Most of us who have worked with computers for a while remember the glory days of antivirus. Back then, most malware arrived as an attachment and would be immediately stopped by the antivirus program if we tried to open it.
In those days, malware protection was simple.
Unfortunately, the intruders and their new malware threats are vastly more sophisticated. Intruders have the goal of getting past the edge of the network and into the inside where the valuable data exists.
In an effort to protect machines on the edge of the network, administrators have tried limiting administrative rights and hardening the OS. Unfortunately, this can cause an increase in the number of support calls because some desktop applications stop working.
The Equal and Opposite Reaction of New Malware Threats
Most antivirus products use a unique signature (or fingerprint) to identify malware. The antivirus uses a cryptographic hashing process to create a fingerprint and then stores all those fingerprints in a database on the workstation.
When they started this method years ago, they might have had hundreds of fingerprints. As the number of variants have dramatically increased, the size of the database file has increased as a result. As the file size grows, the antivirus is forced to constantly scan files in order to keep up. This can degrade performance.
According to Tech Republic, “anti-virus scanning is based on Newton’s law; for every action there is an equal and opposite reaction. Each time a new virus, or a new viral approach is discovered, anti-virus scanners must be updated. It isn’t hard to see there is a point of diminishing returns, where updating is no longer feasible because testing takes too long. At that point, customers begin to look for other solutions to overcome malicious threats.”
While traditional antivirus might not be dead, it certainly isn’t as effective as it was in the old days. New malware threats have advanced past this level of security. For example, what happens when a polymorphic virus that can change its own code and signature shows up on a workstation (i.e. endpoint)? The answer is that it isn’t recognizable by traditional antivirus.

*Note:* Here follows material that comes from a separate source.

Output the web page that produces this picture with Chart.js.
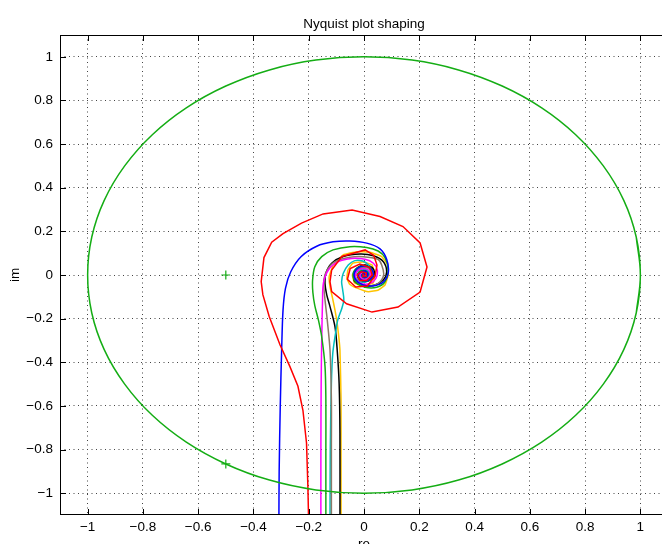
<!DOCTYPE html>
<html>
<head>
<meta charset="utf-8">
<script src="https://cdn.jsdelivr.net/npm/chart.js@4.4.1/dist/chart.umd.min.js"></script>
<style>
  html, body { margin: 0; padding: 0; background: #fff; overflow: hidden; }
  #wrap { position: absolute; left: 0; top: 0; width: 700px; height: 544px; }
</style>
</head>
<body>
<div id="wrap"><canvas id="nyq" width="700" height="544"></canvas></div>
<script>
// labels
const titleText = 'Nyquist plot shaping';
const xTitle = 're';
const yTitle = 'im';
const xTicks = [-1, -0.8, -0.6, -0.4, -0.2, 0, 0.2, 0.4, 0.6, 0.8, 1];
const yTicks = [-1, -0.8, -0.6, -0.4, -0.2, 0, 0.2, 0.4, 0.6, 0.8, 1];

// unit circle, every 10 deg (first/last overlap a little)
const circle = [[0.985,0.174],[1,0],[0.985,-0.174],[0.94,-0.342],[0.866,-0.5],[0.766,-0.643],[0.643,-0.766],
  [0.5,-0.866],[0.342,-0.94],[0.174,-0.985],[0,-1],[-0.174,-0.985],[-0.342,-0.94],[-0.5,-0.866],
  [-0.643,-0.766],[-0.766,-0.643],[-0.866,-0.5],[-0.94,-0.342],[-0.985,-0.174],[-1,0],[-0.985,0.174],
  [-0.94,0.342],[-0.866,0.5],[-0.766,0.643],[-0.643,0.766],[-0.5,0.866],[-0.342,0.94],[-0.174,0.985],
  [0,1],[0.174,0.985],[0.342,0.94],[0.5,0.866],[0.643,0.766],[0.766,0.643],[0.866,0.5],[0.94,0.342],
  [0.985,0.174],[1,0],[0.985,-0.174]];
const marks = [[-0.5,0],[-0.5,-0.866]];

// nyquist curves [re, im], low frequency first
const red = [[-0.200,-1.15],[-0.203,-0.97],[-0.208,-0.77],[-0.221,-0.62],[-0.239,-0.51],[-0.268,-0.42],
  [-0.304,-0.32],[-0.343,-0.19],[-0.366,-0.09],[-0.372,-0.03],[-0.362,0.08],[-0.334,0.15],[-0.293,0.19],
  [-0.226,0.238],[-0.148,0.28],[-0.043,0.298],[0.058,0.268],[0.141,0.222],[0.203,0.147],[0.228,0.037],
  [0.203,-0.078],[0.123,-0.147],[0.029,-0.17],[-0.063,-0.132],[-0.117,-0.076],[-0.123,-0.031],
  [-0.117,0.023],[-0.08,0.085],[0.004,0.115],[0.035,0.09],[0.047,0.046],[0.04,-0.005],[0.012,-0.05],
  [-0.03,-0.055],[-0.06,-0.02],[-0.05,0.03],[-0.015,0.05],[0.02,0.035],[0.03,0.0],[0.01,-0.025],
  [-0.015,-0.025],[-0.025,0.0],[-0.01,0.015],[0.008,0.01],[0.008,-0.006],[-0.004,-0.008],[-0.003,0.003],[0,0]];
const blue = [[-0.308,-1.15],[-0.307,-0.9],[-0.303,-0.6],[-0.298,-0.344],[-0.293,-0.161],[-0.284,-0.06],
  [-0.265,0.015],[-0.228,0.084],[-0.171,0.132],[-0.112,0.152],[-0.051,0.156],[0.01,0.146],[0.058,0.12],
  [0.082,0.072],[0.088,0.012],[0.07,-0.032],[0.033,-0.05],[-0.005,-0.045],[-0.03,-0.022],[-0.035,0.01],
  [-0.018,0.035],[0.01,0.04],[0.03,0.022],[0.032,-0.005],[0.015,-0.025],[-0.008,-0.024],[-0.02,-0.006],
  [-0.014,0.012],[0.002,0.018],[0.013,0.008],[0.011,-0.006],[0.0,-0.011],[-0.007,-0.002],[-0.003,0.005],
  [0.003,0.004],[0,0]];
const green = [[-0.138,-1.15],[-0.138,-0.8],[-0.138,-0.573],[-0.141,-0.42],[-0.153,-0.283],[-0.165,-0.206],
  [-0.178,-0.14],[-0.185,-0.08],[-0.186,-0.023],[-0.178,0.038],[-0.153,0.084],[-0.112,0.115],[-0.051,0.13],
  [0.01,0.126],[0.051,0.11],[0.076,0.08],[0.087,0.025],[0.076,-0.031],[0.046,-0.056],[0.004,-0.056],
  [-0.028,-0.035],[-0.04,0.0],[-0.028,0.03],[0.0,0.042],[0.026,0.03],[0.034,0.0],[0.02,-0.024],
  [-0.005,-0.028],[-0.022,-0.01],[-0.018,0.012],[0.0,0.02],[0.014,0.01],[0.012,-0.007],[0.0,-0.012],
  [-0.008,-0.002],[-0.003,0.006],[0.003,0.003],[0,0]];
const magenta = [[-0.156,-1.15],[-0.156,-0.8],[-0.155,-0.5],[-0.153,-0.3],[-0.15,-0.115],[-0.147,-0.038],
  [-0.129,0.023],[-0.093,0.061],[-0.045,0.076],[0.004,0.072],[0.034,0.054],[0.048,0.023],[0.043,-0.015],
  [0.022,-0.038],[-0.008,-0.04],[-0.028,-0.02],[-0.03,0.008],[-0.015,0.026],[0.008,0.028],[0.022,0.012],
  [0.02,-0.008],[0.005,-0.02],[-0.01,-0.014],[-0.014,0.002],[-0.005,0.012],[0.006,0.009],[0.007,-0.003],
  [0,-0.006],[-0.003,0],[0,0]];
const brown = [[-0.118,-1.15],[-0.118,-0.8],[-0.118,-0.573],[-0.123,-0.344],[-0.133,-0.206],[-0.141,-0.115],
  [-0.145,-0.06],[-0.145,-0.02],[-0.133,0.023],[-0.105,0.061],[-0.051,0.081],[-0.003,0.084],[0.05,0.072],
  [0.064,0.046],[0.071,0.0],[0.052,-0.038],[0.015,-0.05],[-0.02,-0.038],[-0.035,-0.008],[-0.025,0.022],
  [0.002,0.035],[0.025,0.022],[0.028,-0.005],[0.012,-0.022],[-0.01,-0.02],[-0.018,-0.002],[-0.008,0.013],
  [0.008,0.012],[0.01,-0.003],[0.0,-0.009],[-0.005,0],[0,0]];
const cyan = [[-0.123,-1.15],[-0.122,-0.8],[-0.118,-0.5],[-0.113,-0.36],[-0.103,-0.267],[-0.095,-0.206],
  [-0.08,-0.152],[-0.073,-0.115],[-0.077,-0.069],[-0.081,-0.031],[-0.075,0.008],[-0.057,0.046],
  [-0.033,0.066],[-0.005,0.064],[0.016,0.046],[0.028,0.018],[0.026,-0.012],[0.01,-0.03],[-0.012,-0.032],
  [-0.028,-0.016],[-0.03,0.006],[-0.016,0.024],[0.004,0.026],[0.017,0.012],[0.016,-0.006],[0.004,-0.016],
  [-0.009,-0.01],[-0.01,0.004],[0,0.009],[0.006,0.002],[0.002,-0.004],[0,0]];
const black = [[-0.087,-1.15],[-0.087,-0.725],[-0.09,-0.497],[-0.097,-0.344],[-0.105,-0.237],[-0.123,-0.145],
  [-0.135,-0.09],[-0.141,-0.04],[-0.138,0.008],[-0.117,0.054],[-0.075,0.085],[-0.014,0.096],[0.034,0.088],
  [0.07,0.061],[0.082,0.015],[0.07,-0.023],[0.04,-0.046],[0.004,-0.05],[-0.033,-0.031],[-0.036,0.0],
  [-0.026,0.031],[0.004,0.046],[0.03,0.034],[0.038,0.008],[0.026,-0.02],[0.0,-0.03],[-0.02,-0.016],
  [-0.022,0.006],[-0.008,0.02],[0.01,0.018],[0.018,0.002],[0.01,-0.012],[-0.004,-0.013],[-0.012,-0.002],
  [-0.006,0.008],[0.004,0.007],[0.005,-0.002],[0,-0.004],[-0.002,0],[0,0]];
const yellow = [[-0.083,-1.15],[-0.083,-0.8],[-0.083,-0.573],[-0.087,-0.344],[-0.097,-0.222],[-0.105,-0.161],
  [-0.114,-0.105],[-0.123,-0.054],[-0.126,-0.008],[-0.111,0.046],[-0.075,0.092],[-0.026,0.107],[0.022,0.104],
  [0.064,0.084],[0.085,0.046],[0.088,0.0],[0.076,-0.046],[0.052,-0.069],[0.016,-0.077],[-0.025,-0.06],
  [-0.052,-0.042],[-0.062,-0.014],[-0.058,0.023],[-0.04,0.055],[-0.004,0.06],[0.029,0.046],[0.04,0.0],
  [0.033,-0.037],[-0.004,-0.052],[-0.035,-0.035],[-0.042,0.0],[-0.025,0.027],[0.0,0.032],[0.02,0.016],
  [0.022,-0.01],[0.002,-0.022],[-0.015,-0.008],[-0.01,0.01],[0.005,0.01],[0.007,-0.003],[0,-0.005],[0,0]];

const FONT = '"Liberation Sans", Arial, Helvetica, sans-serif';
const pts = arr => arr.map(p => ({x: p[0], y: p[1]}));
const fmt = v => (v < 0 ? '\u2212' + Math.abs(v) : String(v));

function curve(data, color, tension) {
  return {
    data: pts(data),
    showLine: true,
    borderColor: color,
    borderWidth: 1.5,
    pointRadius: 0,
    tension: tension,
    fill: false,
    clip: 0
  };
}

// matlab style box, inward ticks and the texts
const frame = {
  id: 'frame',
  afterDraw(chart) {
    const {ctx, chartArea: a, scales} = chart;
    ctx.save();
    ctx.setLineDash([]);
    ctx.strokeStyle = '#000';
    ctx.lineWidth = 1;
    ctx.strokeRect(a.left + 0.5, a.top + 0.5, a.right - a.left - 1, a.bottom - a.top - 1);
    ctx.beginPath();
    xTicks.forEach(v => {
      const p = Math.round(scales.x.getPixelForValue(v)) + 0.5;
      ctx.moveTo(p, a.bottom); ctx.lineTo(p, a.bottom - 6);
      ctx.moveTo(p, a.top); ctx.lineTo(p, a.top + 6);
    });
    yTicks.forEach(v => {
      const p = Math.round(scales.y.getPixelForValue(v)) + 0.5;
      ctx.moveTo(a.left, p); ctx.lineTo(a.left + 6, p);
      ctx.moveTo(a.right, p); ctx.lineTo(a.right - 6, p);
    });
    ctx.stroke();

    ctx.fillStyle = '#000';
    ctx.font = '13.5px ' + FONT;
    ctx.textAlign = 'center';
    ctx.textBaseline = 'alphabetic';
    const cx = (a.left + a.right) / 2;
    ctx.fillText(titleText, cx, 27.5);
    ctx.fillText(xTitle, cx, 548);
    ctx.translate(15, (a.top + a.bottom) / 2);
    ctx.rotate(-Math.PI / 2);
    ctx.textBaseline = 'middle';
    ctx.fillText(yTitle, 0, 0);
    ctx.restore();
  }
};

const axisCommon = {
  type: 'linear',
  min: -1.1,
  max: 1.1,
  grid: { color: '#444', lineWidth: 1, drawTicks: false },
  border: { display: false, dash: [1, 3.5] }
};

new Chart(document.getElementById('nyq'), {
  type: 'scatter',
  data: {
    datasets: [
      curve(circle, '#14ad14', 0.4),
      curve(red, '#ff0000', 0),
      curve(blue, '#0000ff', 0.3),
      curve(green, '#14ad14', 0.3),
      curve(magenta, '#ff00ff', 0.3),
      curve(brown, '#8c7866', 0.3),
      curve(cyan, '#00bfbf', 0.3),
      curve(black, '#000000', 0.3),
      curve(yellow, '#ffc400', 0.1),
      {
        data: pts(marks),
        showLine: false,
        pointStyle: 'cross',
        pointRadius: 4.5,
        borderColor: '#14ad14',
        borderWidth: 1.2,
        clip: 0
      }
    ]
  },
  options: {
    responsive: false,
    animation: false,
    devicePixelRatio: 1,
    layout: { padding: { top: 35, right: 32, left: 0, bottom: 0 } },
    plugins: { legend: { display: false }, title: { display: false }, tooltip: { enabled: false } },
    scales: {
      x: Object.assign({}, axisCommon, {
        position: 'bottom',
        afterBuildTicks: s => { s.ticks = xTicks.map(v => ({value: v})); },
        afterFit: s => { s.height = 29; },
        ticks: { color: '#000', padding: 4, maxRotation: 0, autoSkip: false,
          font: { family: FONT, size: 13.5 }, callback: v => fmt(v) }
      }),
      y: Object.assign({}, axisCommon, {
        position: 'left',
        afterBuildTicks: s => { s.ticks = yTicks.map(v => ({value: v})); },
        afterFit: s => { s.width = 60; },
        ticks: { color: '#000', padding: 7, autoSkip: false,
          font: { family: FONT, size: 13.5 }, callback: v => fmt(v) }
      })
    }
  },
  plugins: [frame]
});
</script>
</body>
</html>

New Malware Threats: Coming to An Endpoint Near You
An endpoint could be a computer running Windows, Apple, or Linux. Or it could be a tablet, smartphone or some other device on your network. Any of these are potential endpoints where malware can come in. Endpoint security software such as uses behavior-based threat detection to detect threats upon execution that cannot be detected by known detection methods, such as signatures or mathematical algorithms.
By protecting endpoints, you are protecting the biggest attack surface area on your network.
Using advanced detection, modern security software actively finds threats using forensic capture capabilities. This process of watching processes and behaviors is more efficient than having to scan every single file on the machine.
New malware threats will continue to evolve with a greater number of attacks using variants that don’t exist in antivirus databases. By the time it gets added to their extensive list of known malware, it is often too late.